■ EXERCISE DATA ■
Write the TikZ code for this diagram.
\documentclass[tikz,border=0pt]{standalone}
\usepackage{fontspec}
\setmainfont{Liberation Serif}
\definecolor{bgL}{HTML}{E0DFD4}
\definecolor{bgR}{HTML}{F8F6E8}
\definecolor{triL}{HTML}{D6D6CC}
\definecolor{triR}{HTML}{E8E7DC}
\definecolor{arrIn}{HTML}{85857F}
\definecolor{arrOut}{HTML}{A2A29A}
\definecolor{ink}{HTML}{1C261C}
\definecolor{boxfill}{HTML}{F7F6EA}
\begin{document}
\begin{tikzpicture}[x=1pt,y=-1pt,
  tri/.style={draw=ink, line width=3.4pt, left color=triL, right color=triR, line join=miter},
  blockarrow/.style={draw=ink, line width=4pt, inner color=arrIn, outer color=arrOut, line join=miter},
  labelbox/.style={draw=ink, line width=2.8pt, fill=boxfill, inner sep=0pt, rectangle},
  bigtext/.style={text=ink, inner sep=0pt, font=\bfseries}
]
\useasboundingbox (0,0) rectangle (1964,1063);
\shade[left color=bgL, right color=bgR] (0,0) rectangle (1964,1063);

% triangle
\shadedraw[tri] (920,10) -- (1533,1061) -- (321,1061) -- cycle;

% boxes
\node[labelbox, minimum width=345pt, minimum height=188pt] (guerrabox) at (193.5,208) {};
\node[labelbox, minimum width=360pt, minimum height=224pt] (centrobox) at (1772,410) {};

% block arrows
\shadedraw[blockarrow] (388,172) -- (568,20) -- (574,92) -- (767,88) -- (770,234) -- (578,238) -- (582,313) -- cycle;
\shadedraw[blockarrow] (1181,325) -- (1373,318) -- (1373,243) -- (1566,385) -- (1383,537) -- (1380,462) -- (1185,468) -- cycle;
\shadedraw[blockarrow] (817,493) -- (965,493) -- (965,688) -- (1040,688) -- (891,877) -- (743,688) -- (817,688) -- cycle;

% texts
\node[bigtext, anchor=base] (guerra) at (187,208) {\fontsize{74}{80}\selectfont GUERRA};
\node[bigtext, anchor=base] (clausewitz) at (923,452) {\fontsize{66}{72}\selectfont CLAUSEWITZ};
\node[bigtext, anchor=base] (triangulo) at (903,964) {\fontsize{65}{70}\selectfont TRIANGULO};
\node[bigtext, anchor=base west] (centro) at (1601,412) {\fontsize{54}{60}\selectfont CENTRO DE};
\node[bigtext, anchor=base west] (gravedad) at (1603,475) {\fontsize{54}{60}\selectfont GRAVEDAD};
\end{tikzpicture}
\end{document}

...

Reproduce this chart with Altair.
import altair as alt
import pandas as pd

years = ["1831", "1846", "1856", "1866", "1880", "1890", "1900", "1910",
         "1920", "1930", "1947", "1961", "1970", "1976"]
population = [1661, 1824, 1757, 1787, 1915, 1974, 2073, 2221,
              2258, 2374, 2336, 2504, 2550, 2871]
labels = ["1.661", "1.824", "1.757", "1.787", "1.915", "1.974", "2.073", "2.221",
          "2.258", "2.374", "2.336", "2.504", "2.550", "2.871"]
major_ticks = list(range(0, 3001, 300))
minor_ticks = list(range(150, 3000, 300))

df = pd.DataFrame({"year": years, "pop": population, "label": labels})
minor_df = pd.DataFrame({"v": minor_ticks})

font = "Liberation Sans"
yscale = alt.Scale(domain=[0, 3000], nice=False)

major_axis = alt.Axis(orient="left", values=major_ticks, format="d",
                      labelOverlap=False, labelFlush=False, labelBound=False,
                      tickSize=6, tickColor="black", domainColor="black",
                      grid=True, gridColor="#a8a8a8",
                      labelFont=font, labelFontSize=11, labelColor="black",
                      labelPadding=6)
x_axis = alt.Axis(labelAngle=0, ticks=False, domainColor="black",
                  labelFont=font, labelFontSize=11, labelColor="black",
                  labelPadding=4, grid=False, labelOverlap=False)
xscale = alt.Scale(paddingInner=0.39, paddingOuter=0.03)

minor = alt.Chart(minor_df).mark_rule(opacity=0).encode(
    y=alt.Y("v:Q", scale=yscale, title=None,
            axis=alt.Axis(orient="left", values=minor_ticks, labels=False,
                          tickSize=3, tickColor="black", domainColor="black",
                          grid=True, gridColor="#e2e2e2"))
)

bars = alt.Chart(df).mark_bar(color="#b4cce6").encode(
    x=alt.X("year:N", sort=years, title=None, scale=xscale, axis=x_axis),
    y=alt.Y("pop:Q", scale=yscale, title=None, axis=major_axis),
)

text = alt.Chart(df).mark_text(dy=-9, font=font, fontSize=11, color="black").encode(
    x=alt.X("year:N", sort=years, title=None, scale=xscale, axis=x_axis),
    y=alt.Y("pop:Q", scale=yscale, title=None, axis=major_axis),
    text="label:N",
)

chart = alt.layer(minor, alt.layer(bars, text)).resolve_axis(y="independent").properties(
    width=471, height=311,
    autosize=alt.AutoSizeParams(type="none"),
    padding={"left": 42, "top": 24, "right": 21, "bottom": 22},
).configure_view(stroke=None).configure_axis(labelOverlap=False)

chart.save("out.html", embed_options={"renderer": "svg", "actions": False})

■ DIRECTION ■
Take exactly the lines from the one containing "Reproduce this chart with Altair." through the one containing "xscale = alt.Scale(paddingInner=0.39, paddingOuter=0.03)" in the data above, and output them with nothing added.

■ COMPLETE RESPONSE ■
Reproduce this chart with Altair.
import altair as alt
import pandas as pd

years = ["1831", "1846", "1856", "1866", "1880", "1890", "1900", "1910",
         "1920", "1930", "1947", "1961", "1970", "1976"]
population = [1661, 1824, 1757, 1787, 1915, 1974, 2073, 2221,
              2258, 2374, 2336, 2504, 2550, 2871]
labels = ["1.661", "1.824", "1.757", "1.787", "1.915", "1.974", "2.073", "2.221",
          "2.258", "2.374", "2.336", "2.504", "2.550", "2.871"]
major_ticks = list(range(0, 3001, 300))
minor_ticks = list(range(150, 3000, 300))

df = pd.DataFrame({"year": years, "pop": population, "label": labels})
minor_df = pd.DataFrame({"v": minor_ticks})

font = "Liberation Sans"
yscale = alt.Scale(domain=[0, 3000], nice=False)

major_axis = alt.Axis(orient="left", values=major_ticks, format="d",
                      labelOverlap=False, labelFlush=False, labelBound=False,
                      tickSize=6, tickColor="black", domainColor="black",
                      grid=True, gridColor="#a8a8a8",
                      labelFont=font, labelFontSize=11, labelColor="black",
                      labelPadding=6)
x_axis = alt.Axis(labelAngle=0, ticks=False, domainColor="black",
                  labelFont=font, labelFontSize=11, labelColor="black",
                  labelPadding=4, grid=False, labelOverlap=False)
xscale = alt.Scale(paddingInner=0.39, paddingOuter=0.03)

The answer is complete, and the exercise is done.